Poco importó que en la bóveda del saber no hubiera oro ni plata, sino apenas palabras vacías, palabras robadas.
El papel moneda es un invento genial. Cansados e incapaces de acarrear montones de plata, los financistas de la China antigua dispusieron hacer transacciones sobre el valor de su palabra.
Los billetes empezaron siendo promesas sobre la riqueza material: “por diosito y mi madre que si me presenta este billete, yo le doy su plata”. Terminaron siendo netamente instrumentos de confianza: “por diosito y mi madre que este billete vale lo que le digo”.
El sistema funciona, y muy bien, hasta que alguien viola la confianza. Cuando el banquero hace trampa, corremos al banco a exigir nuestro oro, nomás para descubrir que lo que tenemos en las manos son papelitos sin valor. El pánico bancario y la hiperinflación concretan el derrumbe de la confianza.
Las finanzas no son el único ámbito en que aprendimos a usar la confianza como base para una transacción en papel. Los diplomas y certificados académicos son también palabra empeñada: “por diosito y mi madre que el portador de este documento sabe hacer lo que aquí dice”. Confiamos en que el médico domina su arte porque lo dice un documento colgado en el muro de su oficina, porque lo afirma una universidad.
De nuevo, el reto está en que toda la estructura se sostiene sobre la confianza.

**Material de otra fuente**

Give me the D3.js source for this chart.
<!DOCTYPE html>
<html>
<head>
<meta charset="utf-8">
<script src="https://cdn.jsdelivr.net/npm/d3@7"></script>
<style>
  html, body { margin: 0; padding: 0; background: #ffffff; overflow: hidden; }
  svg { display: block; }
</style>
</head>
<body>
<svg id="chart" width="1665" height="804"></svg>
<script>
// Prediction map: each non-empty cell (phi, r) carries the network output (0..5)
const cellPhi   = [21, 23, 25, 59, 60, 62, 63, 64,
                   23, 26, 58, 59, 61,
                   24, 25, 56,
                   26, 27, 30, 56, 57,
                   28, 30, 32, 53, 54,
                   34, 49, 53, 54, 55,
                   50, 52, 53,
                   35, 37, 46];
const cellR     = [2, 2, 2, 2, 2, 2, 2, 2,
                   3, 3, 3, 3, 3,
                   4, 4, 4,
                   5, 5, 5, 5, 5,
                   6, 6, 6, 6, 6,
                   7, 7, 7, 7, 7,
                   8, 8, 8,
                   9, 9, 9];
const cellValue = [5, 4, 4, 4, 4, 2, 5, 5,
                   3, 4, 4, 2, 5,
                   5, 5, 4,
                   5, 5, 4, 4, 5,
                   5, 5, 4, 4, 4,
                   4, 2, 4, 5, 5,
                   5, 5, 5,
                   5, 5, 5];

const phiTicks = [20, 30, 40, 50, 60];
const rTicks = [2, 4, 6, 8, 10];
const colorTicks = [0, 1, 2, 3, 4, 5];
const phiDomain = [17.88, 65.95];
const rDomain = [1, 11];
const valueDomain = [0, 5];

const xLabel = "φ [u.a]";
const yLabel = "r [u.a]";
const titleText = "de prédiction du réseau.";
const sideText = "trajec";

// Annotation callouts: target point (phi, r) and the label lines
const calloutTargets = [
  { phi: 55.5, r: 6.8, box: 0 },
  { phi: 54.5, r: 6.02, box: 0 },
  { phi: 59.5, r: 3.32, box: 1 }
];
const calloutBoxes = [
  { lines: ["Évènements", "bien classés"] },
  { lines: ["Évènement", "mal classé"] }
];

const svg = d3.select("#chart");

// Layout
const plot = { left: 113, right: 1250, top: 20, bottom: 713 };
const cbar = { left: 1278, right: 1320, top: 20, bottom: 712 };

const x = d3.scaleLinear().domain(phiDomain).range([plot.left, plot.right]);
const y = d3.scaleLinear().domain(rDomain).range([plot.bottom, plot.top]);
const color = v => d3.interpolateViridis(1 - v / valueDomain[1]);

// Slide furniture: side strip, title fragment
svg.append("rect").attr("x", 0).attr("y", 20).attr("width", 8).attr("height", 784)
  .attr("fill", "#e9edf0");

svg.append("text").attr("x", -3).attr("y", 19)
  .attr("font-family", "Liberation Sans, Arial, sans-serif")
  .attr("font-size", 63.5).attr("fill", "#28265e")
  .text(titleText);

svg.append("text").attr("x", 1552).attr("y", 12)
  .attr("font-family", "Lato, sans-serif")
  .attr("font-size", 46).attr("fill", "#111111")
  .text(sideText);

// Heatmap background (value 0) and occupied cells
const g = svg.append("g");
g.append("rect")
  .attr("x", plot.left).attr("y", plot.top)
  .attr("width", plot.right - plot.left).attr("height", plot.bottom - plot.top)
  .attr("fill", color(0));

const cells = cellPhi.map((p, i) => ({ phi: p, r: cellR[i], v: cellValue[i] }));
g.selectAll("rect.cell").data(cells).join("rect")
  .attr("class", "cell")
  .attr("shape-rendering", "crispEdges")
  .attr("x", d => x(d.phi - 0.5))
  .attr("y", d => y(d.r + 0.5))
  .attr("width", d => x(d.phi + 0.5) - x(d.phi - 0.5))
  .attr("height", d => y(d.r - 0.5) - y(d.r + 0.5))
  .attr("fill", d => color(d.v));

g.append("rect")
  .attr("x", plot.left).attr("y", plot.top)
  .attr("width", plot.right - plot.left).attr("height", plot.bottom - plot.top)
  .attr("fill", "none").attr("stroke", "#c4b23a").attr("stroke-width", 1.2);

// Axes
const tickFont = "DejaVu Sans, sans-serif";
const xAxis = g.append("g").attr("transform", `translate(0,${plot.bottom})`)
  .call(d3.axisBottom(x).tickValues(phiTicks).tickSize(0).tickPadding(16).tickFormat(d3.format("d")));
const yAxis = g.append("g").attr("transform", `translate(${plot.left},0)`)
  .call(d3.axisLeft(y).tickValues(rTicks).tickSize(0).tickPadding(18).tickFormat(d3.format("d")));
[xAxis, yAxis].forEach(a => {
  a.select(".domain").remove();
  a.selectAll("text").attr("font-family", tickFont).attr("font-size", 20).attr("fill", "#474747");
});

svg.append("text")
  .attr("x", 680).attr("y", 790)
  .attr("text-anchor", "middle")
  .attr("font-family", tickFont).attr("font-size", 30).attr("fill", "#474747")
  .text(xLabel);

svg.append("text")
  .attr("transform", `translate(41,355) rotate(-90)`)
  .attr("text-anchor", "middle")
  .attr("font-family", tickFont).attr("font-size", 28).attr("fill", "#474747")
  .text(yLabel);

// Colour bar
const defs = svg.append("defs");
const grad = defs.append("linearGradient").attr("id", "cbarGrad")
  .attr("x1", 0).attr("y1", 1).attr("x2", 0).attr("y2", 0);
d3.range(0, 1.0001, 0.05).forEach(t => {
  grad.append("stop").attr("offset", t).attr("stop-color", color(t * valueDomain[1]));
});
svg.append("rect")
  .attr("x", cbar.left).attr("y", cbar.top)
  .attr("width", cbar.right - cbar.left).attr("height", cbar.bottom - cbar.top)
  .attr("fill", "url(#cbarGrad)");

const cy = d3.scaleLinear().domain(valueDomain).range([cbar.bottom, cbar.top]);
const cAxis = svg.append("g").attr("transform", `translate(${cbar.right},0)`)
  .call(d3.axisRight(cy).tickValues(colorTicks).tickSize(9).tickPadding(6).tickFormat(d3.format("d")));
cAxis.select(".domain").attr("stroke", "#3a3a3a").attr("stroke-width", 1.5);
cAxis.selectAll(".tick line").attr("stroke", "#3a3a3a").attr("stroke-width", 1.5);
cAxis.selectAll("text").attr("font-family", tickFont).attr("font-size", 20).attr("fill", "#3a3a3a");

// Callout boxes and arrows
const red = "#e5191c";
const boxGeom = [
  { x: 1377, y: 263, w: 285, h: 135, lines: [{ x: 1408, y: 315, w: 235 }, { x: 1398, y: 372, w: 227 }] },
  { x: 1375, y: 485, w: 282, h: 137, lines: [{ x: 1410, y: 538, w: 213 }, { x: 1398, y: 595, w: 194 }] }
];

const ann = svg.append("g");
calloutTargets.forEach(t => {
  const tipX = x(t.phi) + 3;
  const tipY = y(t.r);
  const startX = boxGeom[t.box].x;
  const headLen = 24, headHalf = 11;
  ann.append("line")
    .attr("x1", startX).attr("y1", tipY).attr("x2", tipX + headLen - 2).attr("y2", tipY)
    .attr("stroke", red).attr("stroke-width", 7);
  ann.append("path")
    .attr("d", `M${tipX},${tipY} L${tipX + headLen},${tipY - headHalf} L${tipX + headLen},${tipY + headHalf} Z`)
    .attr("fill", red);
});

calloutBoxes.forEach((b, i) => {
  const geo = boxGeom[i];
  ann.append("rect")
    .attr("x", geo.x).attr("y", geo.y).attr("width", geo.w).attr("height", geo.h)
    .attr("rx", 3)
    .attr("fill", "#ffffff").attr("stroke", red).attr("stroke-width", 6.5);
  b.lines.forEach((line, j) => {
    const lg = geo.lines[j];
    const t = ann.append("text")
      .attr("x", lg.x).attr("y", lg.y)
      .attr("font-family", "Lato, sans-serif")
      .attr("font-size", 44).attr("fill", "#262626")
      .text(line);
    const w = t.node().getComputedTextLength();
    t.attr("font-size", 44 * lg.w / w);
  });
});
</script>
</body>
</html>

Cuando hay indicios de que la palabra empeñada no va en serio, aquel ornado pergamino deja de ser un diploma y se convierte en un simple papelito. Justo antes de la Semana Santa, vimos reunirse a la junta directiva del banco de la confianza académica –entiéndase el Consejo Superior Universitario de la USAC– para decidir sobre un caso de plagio flagrante, con el que un político se hizo acreedor al título de Doctor. ¿Su decisión? “… cumplió con los requisitos establecidos para la presentación de su tesis doctoral, por lo que no se emitió ninguna sanción en su contra”. Y usted pensaba que la Huelga de Dolores era procaz.

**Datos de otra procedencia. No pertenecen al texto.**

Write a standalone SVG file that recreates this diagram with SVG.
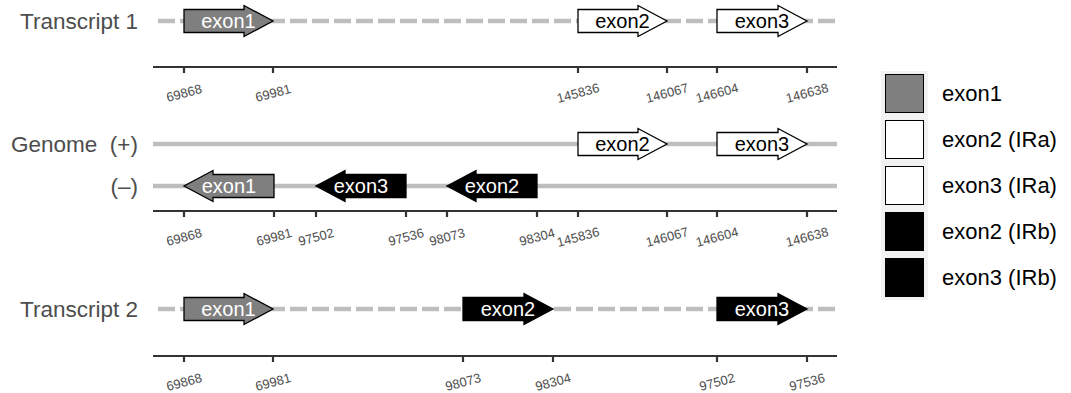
<svg xmlns="http://www.w3.org/2000/svg" width="1071" height="393" viewBox="0 0 1071 393">
<style>
.bg{fill:#ffffff}
.lab{font-family:"Liberation Sans",Arial,sans-serif;font-size:22.5px;fill:#4d4d4d}
.tick{font-family:"Liberation Sans",Arial,sans-serif;font-size:13px;fill:#4d4d4d;text-anchor:middle;dominant-baseline:central}
.dash{stroke:#bebebe;stroke-width:4.5;stroke-dasharray:17 5;stroke-dashoffset:17;fill:none}
.solid{stroke:#bebebe;stroke-width:4.5;fill:none}
.axis{stroke:#333333;stroke-width:2.2;fill:none}
.gray{fill:#7f7f7f;stroke:#000;stroke-width:1.3}
.white{fill:#ffffff;stroke:#000;stroke-width:1.3}
.black{fill:#000000;stroke:#000;stroke-width:1.3}
.et{font-family:"Liberation Sans",Arial,sans-serif;font-size:20px;text-anchor:middle}
.etw{fill:#ffffff}
.etb{fill:#000000}
.leg{font-family:"Liberation Sans",Arial,sans-serif;font-size:22px;fill:#000}
</style>
<rect class="bg" x="0" y="0" width="1071" height="393"/>

<g id="connectors">
  <line class="dash" x1="153" y1="21" x2="837" y2="21"/>
  <line class="solid" x1="153" y1="144" x2="837" y2="144"/>
  <line class="solid" x1="153" y1="186" x2="837" y2="186"/>
  <line class="dash" x1="153" y1="309" x2="837" y2="309"/>
</g>

<g id="row-labels">
  <text class="lab" x="138" y="29" text-anchor="end">Transcript 1</text>
  <text class="lab" x="138" y="152" text-anchor="end" xml:space="preserve">Genome  (+)</text>
  <text class="lab" x="138" y="194" text-anchor="end">(–)</text>
  <text class="lab" x="138" y="317" text-anchor="end">Transcript 2</text>
</g>

<g id="axis-t1">
  <path class="axis" d="M153,67H837M184,67v6M273,67v6M578,67v6M667,67v6M717,67v6M807,67v6"/>
  <text class="tick" transform="translate(184,93) rotate(-15)">69868</text>
  <text class="tick" transform="translate(273,93) rotate(-15)">69981</text>
  <text class="tick" transform="translate(578,93) rotate(-15)">145836</text>
  <text class="tick" transform="translate(667,93) rotate(-15)">146067</text>
  <text class="tick" transform="translate(717,93) rotate(-15)">146604</text>
  <text class="tick" transform="translate(807,93) rotate(-15)">146638</text>
</g>

<g id="axis-genome">
  <path class="axis" d="M153,211H837M184,211v6M274,211v6M316,211v6M406,211v6M447,211v6M537,211v6M578,211v6M667,211v6M717,211v6M807,211v6"/>
  <text class="tick" transform="translate(184,237) rotate(-15)">69868</text>
  <text class="tick" transform="translate(274,237) rotate(-15)">69981</text>
  <text class="tick" transform="translate(316,237) rotate(-15)">97502</text>
  <text class="tick" transform="translate(406,237) rotate(-15)">97536</text>
  <text class="tick" transform="translate(447,237) rotate(-15)">98073</text>
  <text class="tick" transform="translate(537,237) rotate(-15)">98304</text>
  <text class="tick" transform="translate(578,237) rotate(-15)">145836</text>
  <text class="tick" transform="translate(667,237) rotate(-15)">146067</text>
  <text class="tick" transform="translate(717,237) rotate(-15)">146604</text>
  <text class="tick" transform="translate(807,237) rotate(-15)">146638</text>
</g>

<g id="axis-t2">
  <path class="axis" d="M153,356H837M184,356v6M273,356v6M463,356v6M553,356v6M717,356v6M807,356v6"/>
  <text class="tick" transform="translate(184,382) rotate(-15)">69868</text>
  <text class="tick" transform="translate(273,382) rotate(-15)">69981</text>
  <text class="tick" transform="translate(463,382) rotate(-15)">98073</text>
  <text class="tick" transform="translate(553,382) rotate(-15)">98304</text>
  <text class="tick" transform="translate(717,382) rotate(-15)">97502</text>
  <text class="tick" transform="translate(807,382) rotate(-15)">97536</text>
</g>

<g id="t1-exon1">
  <path class="gray" d="M184,9.5H244V5.5L273,21L244,36.5V32.5H184Z"/>
  <text class="et etw" x="228.5" y="28">exon1</text>
</g>
<g id="t1-exon2">
  <path class="white" d="M578,9.5H638V5.5L667,21L638,36.5V32.5H578Z"/>
  <text class="et etb" x="622.5" y="28">exon2</text>
</g>
<g id="t1-exon3">
  <path class="white" d="M717,9.5H778V5.5L807,21L778,36.5V32.5H717Z"/>
  <text class="et etb" x="762" y="28">exon3</text>
</g>

<g id="gp-exon2">
  <path class="white" d="M578,132.5H638V128.5L667,144L638,159.5V155.5H578Z"/>
  <text class="et etb" x="622.5" y="151">exon2</text>
</g>
<g id="gp-exon3">
  <path class="white" d="M717,132.5H778V128.5L807,144L778,159.5V155.5H717Z"/>
  <text class="et etb" x="762" y="151">exon3</text>
</g>

<g id="gm-exon1">
  <path class="gray" d="M274,174.5H213V170.5L184,186L213,201.5V197.5H274Z"/>
  <text class="et etw" x="229" y="193">exon1</text>
</g>
<g id="gm-exon3">
  <path class="black" d="M406,174.5H345V170.5L316,186L345,201.5V197.5H406Z"/>
  <text class="et etw" x="361" y="193">exon3</text>
</g>
<g id="gm-exon2">
  <path class="black" d="M537,174.5H476V170.5L447,186L476,201.5V197.5H537Z"/>
  <text class="et etw" x="492" y="193">exon2</text>
</g>

<g id="t2-exon1">
  <path class="gray" d="M184,297.5H244V293.5L273,309L244,324.5V320.5H184Z"/>
  <text class="et etw" x="228.5" y="316">exon1</text>
</g>
<g id="t2-exon2">
  <path class="black" d="M463,297.5H524V293.5L553,309L524,324.5V320.5H463Z"/>
  <text class="et etw" x="508" y="316">exon2</text>
</g>
<g id="t2-exon3">
  <path class="black" d="M717,297.5H778V293.5L807,309L778,324.5V320.5H717Z"/>
  <text class="et etw" x="762" y="316">exon3</text>
</g>

<g id="legend">
  <rect x="881" y="71" width="47" height="229" fill="#f2f2f2"/>
  <rect x="885.5" y="74.5" width="38" height="38" fill="#7f7f7f" stroke="#000" stroke-width="1"/>
  <rect x="885.5" y="120.5" width="38" height="38" fill="#ffffff" stroke="#000" stroke-width="1"/>
  <rect x="885.5" y="166.5" width="38" height="38" fill="#ffffff" stroke="#000" stroke-width="1"/>
  <rect x="885.5" y="212.5" width="38" height="38" fill="#000000" stroke="#000" stroke-width="1"/>
  <rect x="885.5" y="258.5" width="38" height="38" fill="#000000" stroke="#000" stroke-width="1"/>
  <text class="leg" x="942" y="101">exon1</text>
  <text class="leg" x="942" y="147">exon2 (IRa)</text>
  <text class="leg" x="942" y="193">exon3 (IRa)</text>
  <text class="leg" x="942" y="239">exon2 (IRb)</text>
  <text class="leg" x="942" y="285">exon3 (IRb)</text>
</g>
</svg>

En otras palabras, los embusteros funcionarios universitarios examinaron los papelitos, revisaron el billete de su banco y encontraron que sí, decía “pagaré al portador la cantidad señalada”. Eso les bastó para afirmar que aquello valía lo que decía. Poco importó que en la bóveda del saber no hubiera oro ni plata, apenas palabras vacías, palabras robadas. Poco importó que el plagio fuera primero una afrenta ética, y sólo después un problema normativo. Aún oigo tintinar las gotas sacudidas sobre el aguamanil, mientras Pilatos recibe la toalla de una mano servil.

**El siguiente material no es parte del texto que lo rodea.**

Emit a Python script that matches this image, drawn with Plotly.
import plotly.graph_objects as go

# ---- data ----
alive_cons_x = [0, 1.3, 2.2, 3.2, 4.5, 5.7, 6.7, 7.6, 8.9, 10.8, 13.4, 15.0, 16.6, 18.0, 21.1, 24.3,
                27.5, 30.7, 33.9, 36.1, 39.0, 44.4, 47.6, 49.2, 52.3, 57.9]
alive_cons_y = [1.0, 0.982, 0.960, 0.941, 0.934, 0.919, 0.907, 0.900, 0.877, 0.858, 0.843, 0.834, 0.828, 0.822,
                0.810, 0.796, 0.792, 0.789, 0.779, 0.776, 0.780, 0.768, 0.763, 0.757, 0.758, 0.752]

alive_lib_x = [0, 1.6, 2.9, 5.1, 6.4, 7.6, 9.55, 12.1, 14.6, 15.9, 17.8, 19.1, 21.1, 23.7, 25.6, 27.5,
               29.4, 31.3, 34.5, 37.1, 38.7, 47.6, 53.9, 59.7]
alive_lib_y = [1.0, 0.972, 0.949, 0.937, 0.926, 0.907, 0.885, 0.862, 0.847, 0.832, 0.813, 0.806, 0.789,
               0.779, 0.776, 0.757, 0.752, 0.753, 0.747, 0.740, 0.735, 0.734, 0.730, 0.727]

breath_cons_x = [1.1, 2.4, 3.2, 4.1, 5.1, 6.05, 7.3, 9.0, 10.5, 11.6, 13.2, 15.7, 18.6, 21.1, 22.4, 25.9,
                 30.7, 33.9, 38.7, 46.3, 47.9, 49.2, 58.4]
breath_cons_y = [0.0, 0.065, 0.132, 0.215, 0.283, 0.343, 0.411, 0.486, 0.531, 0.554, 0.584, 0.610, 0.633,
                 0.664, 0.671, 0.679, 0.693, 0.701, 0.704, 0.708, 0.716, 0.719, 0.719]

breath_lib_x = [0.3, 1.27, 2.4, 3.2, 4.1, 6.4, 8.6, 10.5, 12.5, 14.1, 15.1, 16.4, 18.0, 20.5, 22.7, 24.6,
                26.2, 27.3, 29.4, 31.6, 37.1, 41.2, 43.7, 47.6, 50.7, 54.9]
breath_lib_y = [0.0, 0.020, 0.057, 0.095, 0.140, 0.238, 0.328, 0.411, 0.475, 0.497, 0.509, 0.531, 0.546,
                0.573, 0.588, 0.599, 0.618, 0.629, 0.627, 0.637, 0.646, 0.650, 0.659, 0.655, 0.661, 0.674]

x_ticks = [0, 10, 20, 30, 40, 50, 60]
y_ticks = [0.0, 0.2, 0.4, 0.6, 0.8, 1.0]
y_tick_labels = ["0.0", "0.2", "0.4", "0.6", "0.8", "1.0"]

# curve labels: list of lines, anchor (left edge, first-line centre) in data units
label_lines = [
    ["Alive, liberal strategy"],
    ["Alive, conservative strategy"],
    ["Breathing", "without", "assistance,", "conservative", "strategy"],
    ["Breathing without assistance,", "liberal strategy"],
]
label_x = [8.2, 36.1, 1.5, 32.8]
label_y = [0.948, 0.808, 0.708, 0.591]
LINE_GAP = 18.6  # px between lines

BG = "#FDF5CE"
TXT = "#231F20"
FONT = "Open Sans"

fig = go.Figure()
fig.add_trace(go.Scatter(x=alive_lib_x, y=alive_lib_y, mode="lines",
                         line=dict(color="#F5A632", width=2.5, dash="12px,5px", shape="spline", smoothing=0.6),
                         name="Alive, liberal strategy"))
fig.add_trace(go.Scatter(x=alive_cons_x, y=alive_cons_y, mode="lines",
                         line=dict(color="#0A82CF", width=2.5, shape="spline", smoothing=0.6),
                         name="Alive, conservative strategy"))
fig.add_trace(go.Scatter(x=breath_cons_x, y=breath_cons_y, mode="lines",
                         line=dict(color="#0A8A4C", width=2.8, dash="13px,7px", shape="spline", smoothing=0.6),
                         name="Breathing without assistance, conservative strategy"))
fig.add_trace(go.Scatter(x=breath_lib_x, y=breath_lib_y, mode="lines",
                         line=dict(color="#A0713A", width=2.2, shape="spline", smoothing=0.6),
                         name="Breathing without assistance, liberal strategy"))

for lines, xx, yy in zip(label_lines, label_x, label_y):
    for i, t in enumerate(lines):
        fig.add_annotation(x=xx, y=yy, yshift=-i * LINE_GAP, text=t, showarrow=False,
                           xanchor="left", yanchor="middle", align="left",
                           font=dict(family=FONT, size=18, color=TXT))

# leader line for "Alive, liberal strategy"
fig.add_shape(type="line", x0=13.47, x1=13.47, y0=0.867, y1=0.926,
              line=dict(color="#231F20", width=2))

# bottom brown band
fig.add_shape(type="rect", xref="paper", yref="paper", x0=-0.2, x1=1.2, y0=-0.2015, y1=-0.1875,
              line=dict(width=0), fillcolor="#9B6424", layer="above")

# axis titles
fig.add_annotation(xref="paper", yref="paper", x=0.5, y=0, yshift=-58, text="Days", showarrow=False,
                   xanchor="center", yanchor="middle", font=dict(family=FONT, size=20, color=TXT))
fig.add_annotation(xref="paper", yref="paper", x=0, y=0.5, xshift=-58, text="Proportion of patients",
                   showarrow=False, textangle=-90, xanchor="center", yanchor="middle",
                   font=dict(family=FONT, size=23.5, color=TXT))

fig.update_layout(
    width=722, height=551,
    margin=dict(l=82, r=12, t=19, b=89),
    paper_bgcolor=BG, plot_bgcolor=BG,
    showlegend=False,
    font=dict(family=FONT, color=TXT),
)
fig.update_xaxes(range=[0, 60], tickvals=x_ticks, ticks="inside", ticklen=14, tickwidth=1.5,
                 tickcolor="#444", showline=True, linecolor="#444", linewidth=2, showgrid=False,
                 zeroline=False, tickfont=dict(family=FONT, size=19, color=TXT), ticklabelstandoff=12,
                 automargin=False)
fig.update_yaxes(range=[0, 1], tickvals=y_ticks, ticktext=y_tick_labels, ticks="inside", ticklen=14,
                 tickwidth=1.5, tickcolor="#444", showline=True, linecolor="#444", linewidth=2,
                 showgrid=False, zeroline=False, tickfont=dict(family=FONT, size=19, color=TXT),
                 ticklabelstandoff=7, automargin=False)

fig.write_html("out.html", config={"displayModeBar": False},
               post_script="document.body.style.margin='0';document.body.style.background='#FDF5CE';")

Por supuesto, la patraña podrá aguantar un rato, pero tarde o temprano caerá. Eche un vistazo a la historia, a todos los que han intentado mantener a flote el tipo de cambio de su moneda a fuerza de decretazos. Primero surge el mercado negro, luego la gente trata de sacar su dinero del sistema, y la moneda termina por colapsar, cayendo incluso a niveles más bajos de los que hubiera alcanzado si se admitiera a tiempo el error.
Lo malo, lo triste, es que el asunto no termina allí. Si usted, como yo, se graduó con mucho esfuerzo de la Universidad de San Carlos, vaya y dele un último vistazo afectuoso al título que le entregaron a cambio de sus desvelos. Pronto, muy pronto, no valdrá ni siquiera lo de la tinta y el papel con que está hecho. Más le valdrá vender el sello dorado por el precio del poco metal que contiene.
Así que, ahora que vuelve tostado y molido de su descanso en la playa, o quizá de hacer penitencia con una pesada anda, no se permita el lujo imprudente de olvidar. Póngase a pensar cómo va a recuperar el valor de su Academia tan profanada, qué hará para defenestrar a los estafadores que acaban de robarle la dignidad a su título.